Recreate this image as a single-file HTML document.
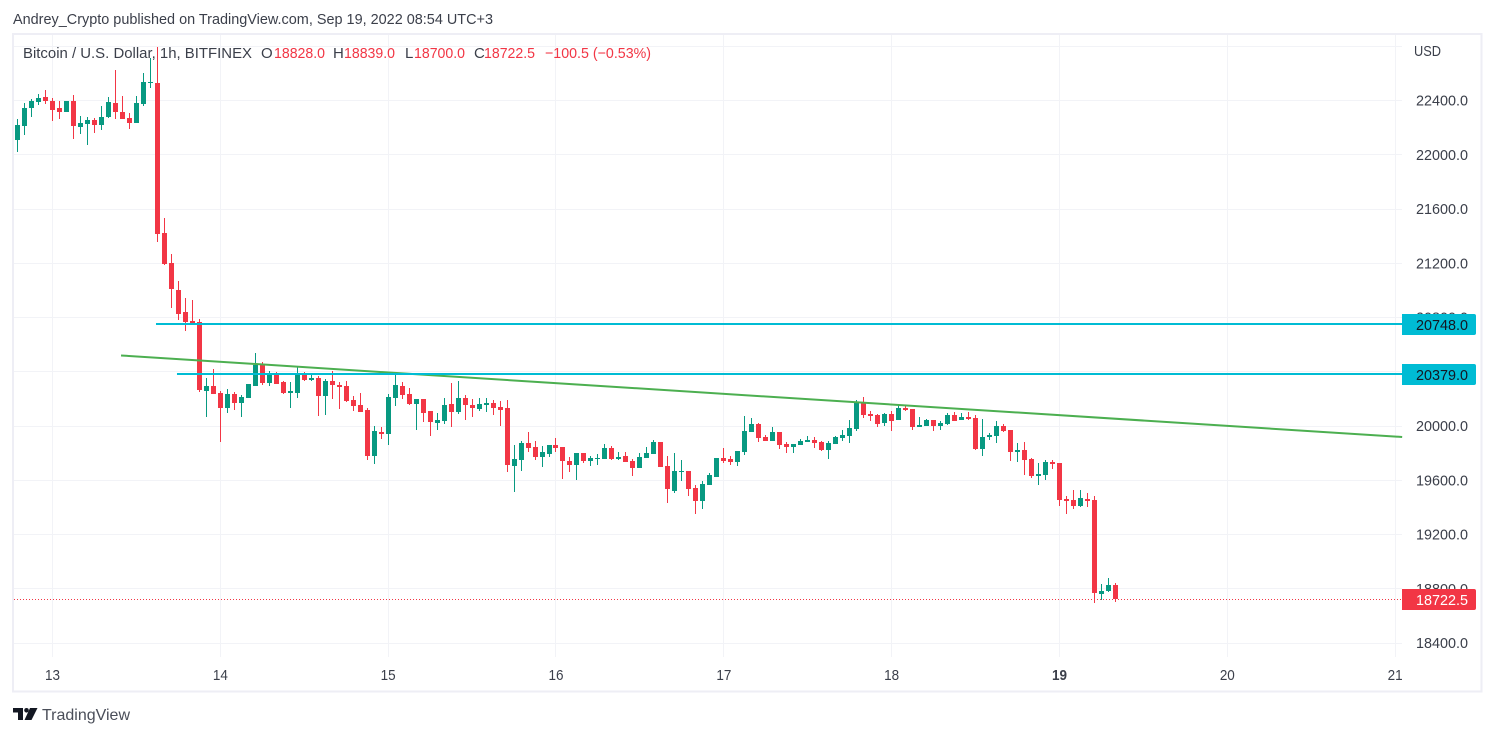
<!DOCTYPE html>
<html lang="en">
<head>
<meta charset="utf-8">
<title>Bitcoin / U.S. Dollar 1h chart</title>
<style>
html,body{margin:0;padding:0;background:#fff;width:1495px;height:736px;overflow:hidden}
svg{display:block}
text{font-family:"Liberation Sans",sans-serif}
</style>
</head>
<body>
<svg id="chart" xmlns="http://www.w3.org/2000/svg" width="1495" height="736" viewBox="0 0 1495 736">
  <defs><clipPath id="pane"><rect x="14" y="35" width="1388" height="622"/></clipPath></defs>
  <text x="13" y="24" font-size="15" fill="#3b3f4a" textLength="480" lengthAdjust="spacingAndGlyphs">Andrey_Crypto published on TradingView.com, Sep 19, 2022 08:54 UTC+3</text>
  <rect x="13" y="34" width="1468.5" height="657.5" fill="#fff" stroke="#eeeef5" stroke-width="2"/>
  <g id="grid"></g>
  <g id="candles" clip-path="url(#pane)"></g>
  <g id="drawings"></g>
  <g id="priceAxis"></g>
  <g id="timeAxis"></g>
  <g id="tags"></g>
  <g font-size="15">
    <text x="23" y="58" fill="#3b3f4a" textLength="229" lengthAdjust="spacingAndGlyphs">Bitcoin / U.S. Dollar, 1h, BITFINEX</text>
    <text x="261" y="58" fill="#3b3f4a">O</text>
    <text x="274" y="58" fill="#f23645" textLength="51" lengthAdjust="spacingAndGlyphs">18828.0</text>
    <text x="333" y="58" fill="#3b3f4a">H</text>
    <text x="344" y="58" fill="#f23645" textLength="51" lengthAdjust="spacingAndGlyphs">18839.0</text>
    <text x="405" y="58" fill="#3b3f4a">L</text>
    <text x="414" y="58" fill="#f23645" textLength="51" lengthAdjust="spacingAndGlyphs">18700.0</text>
    <text x="474" y="58" fill="#3b3f4a">C</text>
    <text x="484" y="58" fill="#f23645" textLength="51" lengthAdjust="spacingAndGlyphs">18722.5</text>
    <text x="545" y="58" fill="#f23645" textLength="106" lengthAdjust="spacingAndGlyphs">−100.5 (−0.53%)</text>
  </g>
  <g>
    <path fill="#131722" d="M13 708h10v12h-5v-7.5h-5zM30 708h7.5l-6 12h-7z"/>
    <circle cx="26.5" cy="710.3" r="2.3" fill="#131722"/>
    <text x="42" y="720" font-size="16" fill="#4a4e59" textLength="88" lengthAdjust="spacingAndGlyphs">TradingView</text>
  </g>
</svg>
<script>
// Candle data: one entry per hour; the first candle is 5 hours before Sep 13 00:00.
const firstHour = -5;
const opens = [22109,22212,22345,22389,22426,22397,22345,22316,22397,22205,
22227,22256,22220,22279,22382,22316,22271,22234,22375,22529,
22529,21423,21202,21003,20841,20774,20767,20258,20295,20243,
20133,20236,20170,20207,20295,20450,20317,20391,20325,20243,
20243,20383,20339,20354,20221,20332,20302,20295,20192,20155,
20118,19779,19956,19941,20207,20295,20236,20162,20199,20111,
20022,20037,20162,20103,20207,20155,20125,20155,20170,20140,
20133,19705,19749,19875,19845,19771,19793,19860,19845,19742,
19712,19801,19742,19757,19757,19838,19757,19779,19742,19690,
19764,19793,19882,19705,19521,19661,19668,19543,19447,19565,
19624,19764,19757,19735,19808,19956,20015,19919,19889,19956,
19867,19845,19860,19882,19897,19882,19823,19867,19911,19926,
19978,20170,20089,20081,20022,20089,20044,20133,20125,19992,
20000,20044,20000,20015,20081,20044,20066,20059,19830,19919,
19926,20000,19970,19808,19823,19757,19631,19639,19735,19727,
19462,19455,19410,19462,19455,18761,18783,18828];
const highs = [22264,22382,22411,22448,22477,22419,22397,22397,22441,22286,
22279,22271,22360,22426,22625,22433,22308,22433,22603,22713,
22794,21534,21269,21070,20944,20929,20789,20354,20420,20258,
20273,20251,20229,20310,20538,20472,20406,20398,20332,20325,
20435,20398,20391,20369,20347,20406,20325,20332,20221,20243,
20133,19999,19992,20236,20391,20325,20280,20199,20199,20111,
20096,20207,20317,20332,20229,20199,20207,20207,20192,20184,
20192,19860,19889,19956,19889,19852,19860,19911,19845,19771,
19801,19801,19779,19793,19867,19852,19808,19808,19757,19801,
19845,19897,19882,19779,19801,19749,19668,19565,19595,19654,
19764,19838,19779,19816,20074,20059,20022,19933,19992,19956,
19882,19867,19904,19926,19919,19889,19889,19926,19970,20044,
20192,20214,20111,20089,20096,20111,20155,20155,20125,20066,
20052,20044,20037,20096,20103,20096,20103,20081,20052,19948,
20037,20015,19970,19875,19882,19764,19727,19749,19749,19727,
19484,19528,19528,19506,19484,18835,18879,18839];
const lows = [22020,22146,22279,22367,22375,22249,22264,22316,22116,22153,
22072,22160,22182,22271,22264,22264,22190,22234,22360,22492,
21357,21187,20870,20782,20701,20745,20251,20066,20236,19882,
20096,20118,20066,20207,20295,20302,20295,20310,20236,20133,
20207,20332,20332,20074,20081,20199,20125,20177,20111,20103,
19749,19720,19904,19860,20148,20199,20155,19970,20030,19926,
19970,20015,19992,20089,20044,20066,20111,20103,20081,19999,
19661,19514,19668,19808,19749,19698,19771,19808,19609,19661,
19602,19727,19705,19712,19757,19749,19749,19735,19631,19690,
19764,19793,19698,19432,19506,19595,19484,19351,19388,19565,
19624,19727,19712,19705,19786,19956,19882,19889,19889,19830,
19801,19801,19860,19882,19838,19816,19757,19867,19889,19875,
19963,20059,20037,19992,20000,19963,20044,20111,19970,19992,
20000,19963,19970,20007,20037,20044,20044,19823,19779,19897,
19875,19956,19742,19735,19639,19617,19565,19602,19683,19410,
19351,19388,19403,19403,18695,18717,18776,18700];
const closes = [22220,22345,22397,22419,22397,22330,22316,22397,22212,22234,
22256,22220,22279,22389,22316,22264,22234,22382,22536,22536,
21416,21195,21011,20826,20767,20760,20265,20295,20236,20133,
20236,20170,20214,20310,20450,20317,20391,20310,20243,20258,
20391,20339,20354,20221,20332,20302,20288,20184,20148,20103,
19779,19963,19941,20214,20302,20229,20162,20199,20096,20030,
20044,20155,20103,20207,20155,20133,20162,20170,20133,20118,
19712,19757,19875,19838,19771,19808,19860,19838,19742,19712,
19801,19742,19764,19764,19838,19757,19771,19735,19690,19771,
19801,19882,19698,19536,19668,19668,19536,19447,19573,19639,
19764,19742,19735,19816,19963,20015,19911,19889,19956,19860,
19845,19867,19889,19897,19875,19823,19875,19919,19933,19985,
20170,20081,20074,20015,20089,20037,20133,20118,19992,20007,
20044,20000,20022,20081,20037,20066,20052,19830,19919,19933,
20000,19963,19808,19823,19749,19631,19646,19735,19720,19455,
19447,19410,19469,19447,18769,18783,18828,18722.5];

// Axis tick values and labels.
const gridPrices = [22800,22400,22000,21600,21200,20800,20400,20000,19600,19200,18800,18400];
const priceLabels = ['22400.0','22000.0','21600.0','21200.0','20800.0','20000.0','19600.0','19200.0','18800.0','18400.0'];
const dayLabels = ['13','14','15','16','17','18','19','20','21'];
const boldDay = '19';
const hoursPerDay = 24;

// Drawings, in chart units (hours since Sep 13 00:00 and USD).
const levelPrices = [20748, 20379];
const levelStartHours = [14.8, 17.8];
const trendHours = [9.8, 193];
const trendPrices = [20520, 19919];
const lastPrice = 18722.5;

const PANE_RIGHT = 1402, PANE_LEFT = 14, PANE_BOTTOM = 657;
const xOf = h => 52.5 + 6.993 * h;
const yOf = p => 100.5 + (22400 - p) * 54.25 / 400;
const NS = 'http://www.w3.org/2000/svg';
function mk(parent, tag, attrs, txt) {
  const el = document.createElementNS(NS, tag);
  for (const k in attrs) el.setAttribute(k, attrs[k]);
  if (txt !== undefined) el.textContent = txt;
  parent.appendChild(el);
  return el;
}
const gridG = document.getElementById('grid');
const candleG = document.getElementById('candles');
const drawG = document.getElementById('drawings');
const priceG = document.getElementById('priceAxis');
const timeG = document.getElementById('timeAxis');
const tagG = document.getElementById('tags');

gridPrices.forEach(p => {
  const el = mk(gridG, 'rect', {x: PANE_LEFT, y: Math.floor(yOf(p)), width: PANE_RIGHT - PANE_LEFT, height: 1, fill: '#f2f3f7'});
  
  
});
dayLabels.forEach((d, i) => {
  const x = xOf(i * hoursPerDay);
  const el = mk(gridG, 'rect', {x: Math.floor(x), y: 35, width: 1, height: PANE_BOTTOM - 35, fill: '#f2f3f7'});
  
  
  const t = mk(timeG, 'text', {x: x, y: 680, 'font-size': 15, 'text-anchor': 'middle', fill: '#3b3f4a', 'font-weight': d === boldDay ? 'bold' : 'normal', textLength: 15, lengthAdjust: 'spacingAndGlyphs'}, d);
  
  
});

opens.forEach((o, i) => {
  const c = closes[i];
  const color = c >= o ? '#089981' : '#f23645';
  const left = Math.round(xOf(firstHour + i) - 2.5);
  const hy = Math.round(yOf(highs[i]));
  const ly = Math.round(yOf(lows[i]));
  const top = Math.round(yOf(Math.max(o, c)));
  const bot = Math.round(yOf(Math.min(o, c)));
  const wick = mk(candleG, 'rect', {x: left + 2, y: hy, width: 1, height: Math.max(1, ly - hy), fill: color});
  
  
  const body = mk(candleG, 'rect', {x: left, y: top, width: 5, height: Math.max(1, bot - top), fill: color});
  
  
});

// last price dotted line
const lastLine = mk(drawG, 'line', {x1: PANE_LEFT, x2: PANE_RIGHT, y1: Math.floor(yOf(lastPrice)) + 0.5, y2: Math.floor(yOf(lastPrice)) + 0.5, stroke: '#f23645', 'stroke-width': 1, 'stroke-dasharray': '1 2'});



// trend line
const trend = mk(drawG, 'line', {x1: xOf(trendHours[0]), y1: yOf(trendPrices[0]), x2: xOf(trendHours[1]), y2: yOf(trendPrices[1]), stroke: '#4caf50', 'stroke-width': 2});



// horizontal levels
levelPrices.forEach((p, i) => {
  const y = yOf(p);
  const el = mk(drawG, 'rect', {x: xOf(levelStartHours[i]), y: Math.floor(y) - 1, width: PANE_RIGHT - xOf(levelStartHours[i]), height: 2, fill: '#00bcd4'});
  
  
});

// price axis labels
const usd = mk(priceG, 'text', {x: 1414, y: 56, 'font-size': 15, fill: '#3b3f4a', textLength: 27, lengthAdjust: 'spacingAndGlyphs'}, 'USD');


priceLabels.forEach(l => {
  const t = mk(priceG, 'text', {x: 1416, y: yOf(parseFloat(l)) + 5, 'font-size': 15, fill: '#3b3f4a', textLength: 52, lengthAdjust: 'spacingAndGlyphs'}, l);
  
  
});

// price tags
function tag(p, fill, color, label) {
  const y = Math.floor(yOf(p));
  const r = mk(tagG, 'path', {d: `M1402 ${y - 10}H1474a2 2 0 0 1 2 2V${y + 9}a2 2 0 0 1 -2 2H1402Z`, fill: fill});
  
  
  const t = mk(tagG, 'text', {x: 1416, y: y + 6, 'font-size': 15, fill: color, textLength: 52, lengthAdjust: 'spacingAndGlyphs'}, label);
  
  
}
levelPrices.forEach(p => tag(p, '#00bcd4', '#131722', p.toFixed(1)));
tag(lastPrice, '#f23645', '#ffffff', lastPrice.toFixed(1));
</script>
</body>
</html>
--- --- ---
What to work on. Which lines contain "document"? Show each of them.

Correct result.
Recreate this image as a single-file HTML document.
  const el = document.createElementNS(NS, tag);
const gridG = document.getElementById('grid');
const candleG = document.getElementById('candles');
const drawG = document.getElementById('drawings');
const priceG = document.getElementById('priceAxis');
const timeG = document.getElementById('timeAxis');
const tagG = document.getElementById('tags');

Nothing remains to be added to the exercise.